◆ Short problem
Pictures in the entries below are excluded; copy only the lines from the one containing "Write the Plotly code for this chart." to the one containing "import plotly.graph_objects as go", both included.

◆ Dataset
· · ·

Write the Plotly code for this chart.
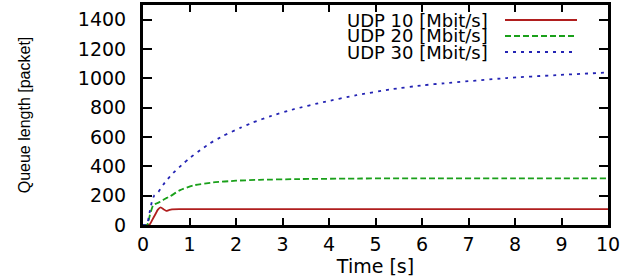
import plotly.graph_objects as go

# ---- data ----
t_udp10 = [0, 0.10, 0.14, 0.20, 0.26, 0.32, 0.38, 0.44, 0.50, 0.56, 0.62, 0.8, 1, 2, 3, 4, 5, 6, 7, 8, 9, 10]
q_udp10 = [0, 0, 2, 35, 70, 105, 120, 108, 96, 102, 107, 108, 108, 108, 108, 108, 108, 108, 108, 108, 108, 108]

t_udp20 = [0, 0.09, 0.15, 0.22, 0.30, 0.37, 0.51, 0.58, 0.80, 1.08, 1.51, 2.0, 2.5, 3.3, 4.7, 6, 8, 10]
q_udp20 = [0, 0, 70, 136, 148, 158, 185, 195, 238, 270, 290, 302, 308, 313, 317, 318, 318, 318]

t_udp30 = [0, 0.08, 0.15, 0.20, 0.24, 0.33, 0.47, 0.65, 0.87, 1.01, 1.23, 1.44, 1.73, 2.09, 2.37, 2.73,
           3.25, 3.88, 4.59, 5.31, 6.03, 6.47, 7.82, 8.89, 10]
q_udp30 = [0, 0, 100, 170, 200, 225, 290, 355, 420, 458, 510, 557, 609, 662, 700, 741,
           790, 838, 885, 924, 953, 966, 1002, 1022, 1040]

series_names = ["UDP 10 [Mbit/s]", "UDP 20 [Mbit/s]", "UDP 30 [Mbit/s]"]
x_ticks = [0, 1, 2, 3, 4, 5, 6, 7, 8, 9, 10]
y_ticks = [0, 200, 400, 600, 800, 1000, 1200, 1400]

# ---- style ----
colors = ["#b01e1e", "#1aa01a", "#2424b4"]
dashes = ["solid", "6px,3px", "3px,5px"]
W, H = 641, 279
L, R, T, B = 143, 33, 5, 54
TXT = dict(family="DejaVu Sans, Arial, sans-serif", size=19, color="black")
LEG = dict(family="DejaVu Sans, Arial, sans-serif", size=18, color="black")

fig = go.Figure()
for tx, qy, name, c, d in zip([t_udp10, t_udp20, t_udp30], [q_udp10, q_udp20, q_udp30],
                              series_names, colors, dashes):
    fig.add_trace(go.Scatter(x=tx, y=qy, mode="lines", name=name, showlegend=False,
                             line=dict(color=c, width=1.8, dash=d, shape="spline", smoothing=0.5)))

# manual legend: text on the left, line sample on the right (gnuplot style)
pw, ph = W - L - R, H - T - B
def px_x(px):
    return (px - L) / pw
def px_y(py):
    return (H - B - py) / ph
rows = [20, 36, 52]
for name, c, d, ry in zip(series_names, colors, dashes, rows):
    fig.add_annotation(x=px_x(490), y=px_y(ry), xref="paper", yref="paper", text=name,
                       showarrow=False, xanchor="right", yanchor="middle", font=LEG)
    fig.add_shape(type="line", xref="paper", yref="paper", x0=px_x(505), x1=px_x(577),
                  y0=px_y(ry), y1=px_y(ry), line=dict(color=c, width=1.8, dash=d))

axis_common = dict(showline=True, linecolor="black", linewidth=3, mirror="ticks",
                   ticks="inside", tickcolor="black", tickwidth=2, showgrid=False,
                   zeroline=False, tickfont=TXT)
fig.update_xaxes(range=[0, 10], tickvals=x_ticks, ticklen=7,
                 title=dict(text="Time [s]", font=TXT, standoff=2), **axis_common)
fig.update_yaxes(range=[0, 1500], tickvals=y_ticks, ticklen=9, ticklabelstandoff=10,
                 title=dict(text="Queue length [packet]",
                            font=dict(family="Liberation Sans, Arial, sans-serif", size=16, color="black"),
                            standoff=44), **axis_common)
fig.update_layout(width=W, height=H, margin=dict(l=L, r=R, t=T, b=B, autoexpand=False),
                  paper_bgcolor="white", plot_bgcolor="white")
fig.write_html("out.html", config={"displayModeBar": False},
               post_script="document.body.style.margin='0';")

· · ·

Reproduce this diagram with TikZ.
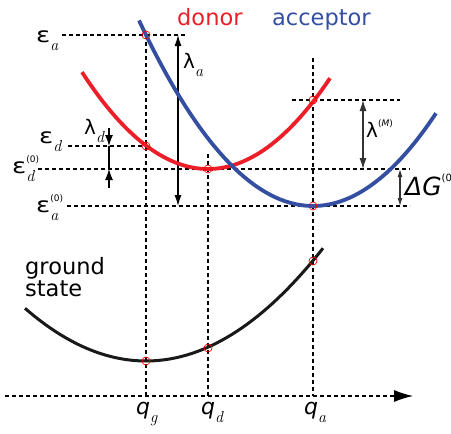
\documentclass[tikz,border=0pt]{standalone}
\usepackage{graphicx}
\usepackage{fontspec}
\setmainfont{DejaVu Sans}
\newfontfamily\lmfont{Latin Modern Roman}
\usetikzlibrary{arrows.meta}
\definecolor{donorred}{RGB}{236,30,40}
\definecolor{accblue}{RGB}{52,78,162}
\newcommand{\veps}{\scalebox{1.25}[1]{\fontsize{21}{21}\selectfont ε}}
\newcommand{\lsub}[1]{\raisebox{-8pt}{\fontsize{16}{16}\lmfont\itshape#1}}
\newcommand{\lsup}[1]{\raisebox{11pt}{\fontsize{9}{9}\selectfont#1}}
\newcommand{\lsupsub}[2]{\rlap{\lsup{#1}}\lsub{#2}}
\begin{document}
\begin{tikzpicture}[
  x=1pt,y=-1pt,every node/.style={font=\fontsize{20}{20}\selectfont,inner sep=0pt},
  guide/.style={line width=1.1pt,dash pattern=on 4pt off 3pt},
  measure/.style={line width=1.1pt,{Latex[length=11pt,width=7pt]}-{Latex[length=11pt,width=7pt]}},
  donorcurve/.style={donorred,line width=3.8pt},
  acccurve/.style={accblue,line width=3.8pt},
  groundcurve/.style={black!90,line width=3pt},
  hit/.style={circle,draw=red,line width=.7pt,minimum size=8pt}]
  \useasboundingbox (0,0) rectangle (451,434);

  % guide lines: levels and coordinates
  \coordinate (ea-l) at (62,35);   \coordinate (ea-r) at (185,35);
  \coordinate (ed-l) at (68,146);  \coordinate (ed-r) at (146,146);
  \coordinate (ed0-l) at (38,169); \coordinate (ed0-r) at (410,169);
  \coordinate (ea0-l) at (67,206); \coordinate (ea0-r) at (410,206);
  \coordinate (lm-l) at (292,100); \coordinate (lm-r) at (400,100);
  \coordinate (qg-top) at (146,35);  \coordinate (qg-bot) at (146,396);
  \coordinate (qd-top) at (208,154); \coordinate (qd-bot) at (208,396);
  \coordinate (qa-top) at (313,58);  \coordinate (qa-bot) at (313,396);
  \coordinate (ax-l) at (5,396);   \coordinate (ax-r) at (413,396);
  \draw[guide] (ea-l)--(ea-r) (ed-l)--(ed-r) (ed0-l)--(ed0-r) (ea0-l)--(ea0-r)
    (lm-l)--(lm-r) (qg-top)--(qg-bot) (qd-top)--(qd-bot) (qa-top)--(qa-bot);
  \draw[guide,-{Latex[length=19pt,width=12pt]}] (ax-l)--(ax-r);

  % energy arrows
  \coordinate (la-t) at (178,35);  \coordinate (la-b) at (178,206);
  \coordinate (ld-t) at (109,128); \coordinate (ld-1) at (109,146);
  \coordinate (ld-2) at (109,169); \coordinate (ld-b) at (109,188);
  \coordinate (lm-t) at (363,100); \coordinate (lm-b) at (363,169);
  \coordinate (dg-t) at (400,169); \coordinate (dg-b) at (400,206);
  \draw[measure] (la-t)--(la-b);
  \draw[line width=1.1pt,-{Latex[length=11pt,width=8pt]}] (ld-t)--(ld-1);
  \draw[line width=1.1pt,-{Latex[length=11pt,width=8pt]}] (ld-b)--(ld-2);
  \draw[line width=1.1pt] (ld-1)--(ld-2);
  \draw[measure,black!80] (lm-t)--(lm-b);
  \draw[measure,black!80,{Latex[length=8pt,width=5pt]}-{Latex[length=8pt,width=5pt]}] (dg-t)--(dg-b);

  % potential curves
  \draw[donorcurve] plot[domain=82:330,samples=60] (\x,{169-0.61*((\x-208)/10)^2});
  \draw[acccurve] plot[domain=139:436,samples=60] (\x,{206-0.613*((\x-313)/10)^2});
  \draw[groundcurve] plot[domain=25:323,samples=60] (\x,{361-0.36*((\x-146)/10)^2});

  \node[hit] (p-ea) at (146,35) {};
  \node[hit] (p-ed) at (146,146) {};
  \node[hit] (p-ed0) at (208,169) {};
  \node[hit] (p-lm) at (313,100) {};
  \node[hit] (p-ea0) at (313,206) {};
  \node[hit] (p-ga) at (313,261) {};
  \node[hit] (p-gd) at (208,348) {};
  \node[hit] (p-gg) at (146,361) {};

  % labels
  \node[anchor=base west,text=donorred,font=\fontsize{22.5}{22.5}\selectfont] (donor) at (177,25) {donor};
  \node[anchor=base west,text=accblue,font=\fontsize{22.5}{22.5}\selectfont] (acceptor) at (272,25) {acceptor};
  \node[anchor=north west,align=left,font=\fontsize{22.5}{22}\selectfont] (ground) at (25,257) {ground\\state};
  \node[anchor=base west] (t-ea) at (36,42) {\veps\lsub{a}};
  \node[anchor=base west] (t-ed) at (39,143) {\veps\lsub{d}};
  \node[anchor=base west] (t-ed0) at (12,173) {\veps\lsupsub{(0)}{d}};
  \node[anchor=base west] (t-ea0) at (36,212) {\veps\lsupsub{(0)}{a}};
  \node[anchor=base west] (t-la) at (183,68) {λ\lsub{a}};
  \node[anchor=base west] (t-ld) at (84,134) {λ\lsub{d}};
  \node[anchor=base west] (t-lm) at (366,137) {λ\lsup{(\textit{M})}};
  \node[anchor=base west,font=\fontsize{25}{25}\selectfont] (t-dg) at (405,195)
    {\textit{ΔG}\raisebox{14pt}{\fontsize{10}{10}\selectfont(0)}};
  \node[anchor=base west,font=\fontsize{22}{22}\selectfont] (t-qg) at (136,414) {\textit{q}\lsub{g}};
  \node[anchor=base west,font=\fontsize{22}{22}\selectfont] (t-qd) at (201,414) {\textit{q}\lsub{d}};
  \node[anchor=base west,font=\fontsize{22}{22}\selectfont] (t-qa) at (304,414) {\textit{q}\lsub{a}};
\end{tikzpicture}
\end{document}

· · ·

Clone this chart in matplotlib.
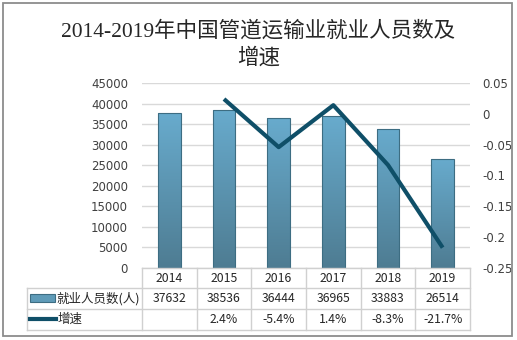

· · ·

◆ Exercise answer
Write the Plotly code for this chart.
import plotly.graph_objects as go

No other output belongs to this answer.